Singamadai Ayyanar Temple is an Aiyanar temple in Nalli, at a distance of 18 km from Sattur in Virudhunagar district in Tamil Nadu (India).

==Presiding deity==
The presiding deity of the temple is Singamadai Ayyanar. He is flanked by his consorts Purana and Pushkala.

==History and Legends==
Due to a drought 500 years ago, a devotee from Srivilliputtur left his native place, taking sand from the temple where he worshipped Ayyanar, Petchi Amman, and Karuppayi Amman. As he neared Nalli village, heavy rains caused the local lake, Singamadai, to threaten flooding. He tried to control the water, but when he was unable to, he placed the sand he carried on the ground and went for help. Upon returning, he was amazed to find the water had stopped, and the land was saved. A celestial voice then revealed that Ayyanar had intervened to protect the land and crops. Ayyanar promised his blessings if a temple were built in his honor. The villagers informed the Sevalpatti Zamindar, who constructed the temple near the lake. As it was close to Singamadai lake, the deity was named Nalli Singamadai Ayyanar.

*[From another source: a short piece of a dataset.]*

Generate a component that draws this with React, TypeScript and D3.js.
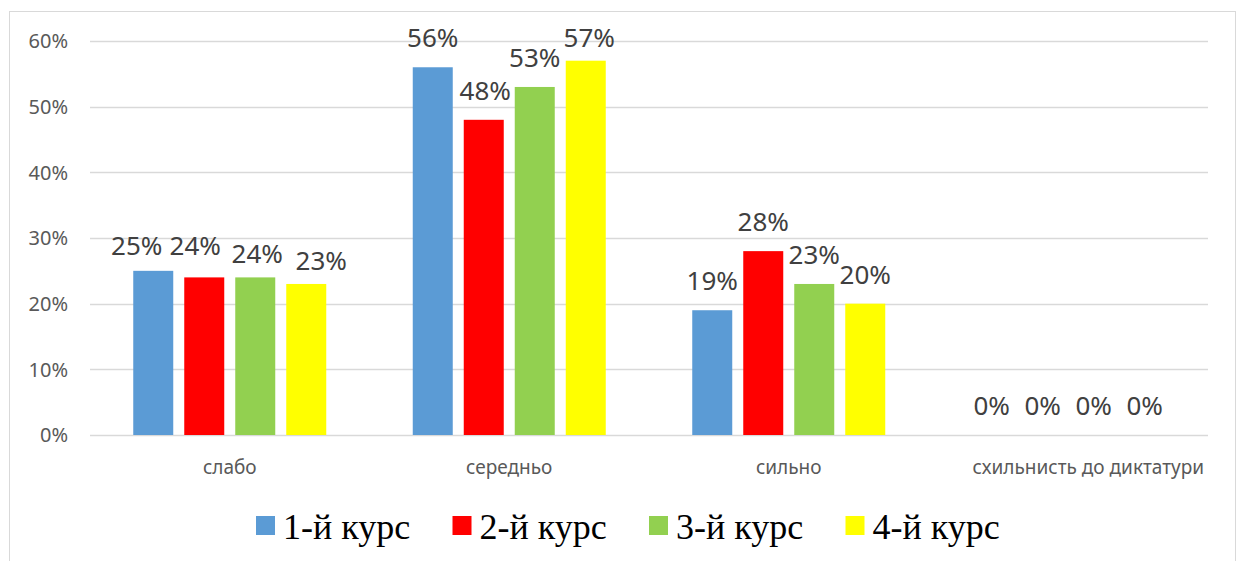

The temple houses Ayyanar with his consorts, Poorna and Pushkala, and Pechiyamman, also known as Manjanai Pechi Amman, along with other deities. The biggest festival takes place three days after Shivarathri when Karuppachami, after seeking Ayyanar’s permission, goes hunting. The temple, open from 7 AM to 5 PM, hosts a special pooja for Ayyanar at noon. Devotees believe that bathing and circling the deity three times on Fridays relieves mental worries, and keeping turmeric from Pechiyamman’s temple in the home brings auspiciousness. The temple is located 11 km from Kovilpatti on the way to Chathur.

==Other deities==
In this temple, Nondi Karuppasamy, Pathinettampadi Karuppasamy, Petchi Amman, Vinayaka, Saptamatas, Nāga, Vairasamy, Nandhi, Veerabadrar, Villadi Karuppasamy, Muthukauppan, Lada Sanyasi, and Valladamuthu are found. Rakkachi, Maadaan, Madathi, Badhala and Kandigai are also found in this temple.

==Festival==
During Tamil month of Masi, Maha Shivaratri held in grand manner. On the third day of During Maha Shivatri, after getting the approval of Ayynar Karuppasamy goes on Parivettai. On that day, Ayyanar would be taken in a procession on a carriage around the village. Karthigai, Maha Shivatri, Panguni Uthiram, Chitra Pournami, Adi Amavasai and on special days, special pujas and festivals are held. During these festivals, devotees from nearby 30 villages are participating. On festival days ear piercing and tonsuring are done by the devotees in fulfilment of vows. Goat and other animal sacrifices are also done. Women in large light lamps in the temple. They cook rice and offer them to the deity. The devotees would keep the seeds in a pot and come in large numbers as a mark of expressing the prosperity. They would carry the pot containing fire. The speciality of the temple is that woman devotees, would have coconut and bananas in a box made of leaves and worship the deity. This is called pettippazham, keeping the fruit in a box and offering.

==Cultivation==
The lake, in 500 acre area, was not filled fully for nearly five years and local people affected for some time. People are expecting that if the water is filled fully in the lake it would help them for their paddy cultivation and other activities.